Nurses and personnel in other hospitals are sometimes accused of not giving proper attention to patients for different reasons, and one of them is laziness.  But in a psychiatric ER, there is little room for sleepyheads.  So to stay awake, jokes are to go around frequently, and music is allowed to infect the air.  Patients can come in meek as infants and, in a flash, unleash blind fury that knows no family or stranger.  So nurses and attendants have to keep their quick reflexes alive all the time, just enough to pin and restrain a raging man or woman.
And to make things a tad more complicated, restraining patients is not their only duty.  As Aurora said, “Before a berserk patient ever lays a finger on a doctor, or some other hospital staff, they’ll have to come through us attendants first.”

IV. BACK HOME
But patients’ relatives usually get the harder part of the whole shebang.  One patient, who arrived at 10:30 in the morning, came in sober but with handcuffs on him.  Simon, clad in a pair of denim shorts and a white shirt, allowed himself to be restrained in bed, but the attendants remained cautious as he was eerily silent and stared blankly into space.
Unresponsive even to his own name, Simon coldly complied with the hospital personnel.  Right after the clerk took his blood pressure and palpated his balloon-like stomach for organic pathologies, Simon’s mother approached her son.  She stood by his bed side with a crestfallen look on her wrinkled and sunburnt face, since this was the sixth time that she had accompanied her only child to NCMH.  But just as the mother laid a hand on her son’s forehead, Simon yelled, “Get out!”  This did not shock the mother, now close to tears, who trudged out of the observation room and then sat on one of the benches.
“He wasn’t always like that,” the mother said about Simon, who had already done time in the NCMH before.  But when Simon stopped taking his medication, he began talking again in the unintelligible tongue of the mentally ill.  “He would cuss and swear but he never did any harm to himself or our neighbors,” said the mother.  However, that morning, Simon lashed at his mother with a knife, and sliced a cut on her right palm.  Raising a bandaged right hand to her mouth, she said, “When he stopped going to church, it was then that we noticed that his illness came out again.”
Other patients got themselves a ticket into the NCMH for their own antics that got onto their relatives’ nerves.  For Vincent’s family, they decided to bring their breadwinner to the Psychiatric ward when he started collecting garbage.  It would not have been much of a problem that Vincent worked for a cleaner environment, but then, he had the habit of bringing collected refuse into the house.  Added to this, Vincent’s records say that he was an Associate Marine Engineer.

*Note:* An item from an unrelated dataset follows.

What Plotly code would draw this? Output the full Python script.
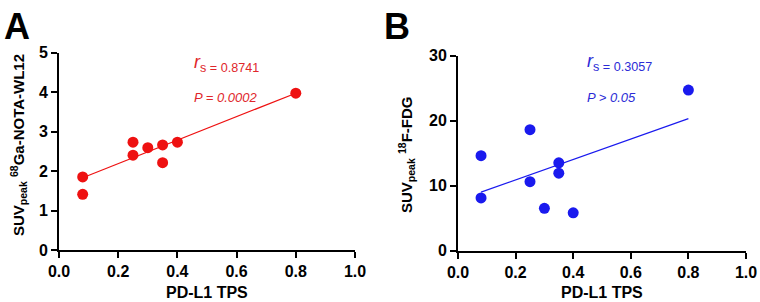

For the likes of Ana, it was just her loud mouth that got her into trouble.  She even admitted, “My husband denied anything to do with me!”  But this did not stop her from caring for her mother.  When the attendants got her to lie down on one of the beds, she quickly drew out her wallet and said, “Please give this to my mother.  She might not have anything to eat for lunch.”  And when she arrived that morning, Ana had with her a one-and-a-half foot wide bilao of rice cakes, for the attendants and her consulting physician.
Working with the mentally ill may be too taxing for many, especially for relatives.  But it seems that the fear associated with caring for these people is just a result of a misinformed public.  As one nurse said, “Working with them helped me to understand them better.”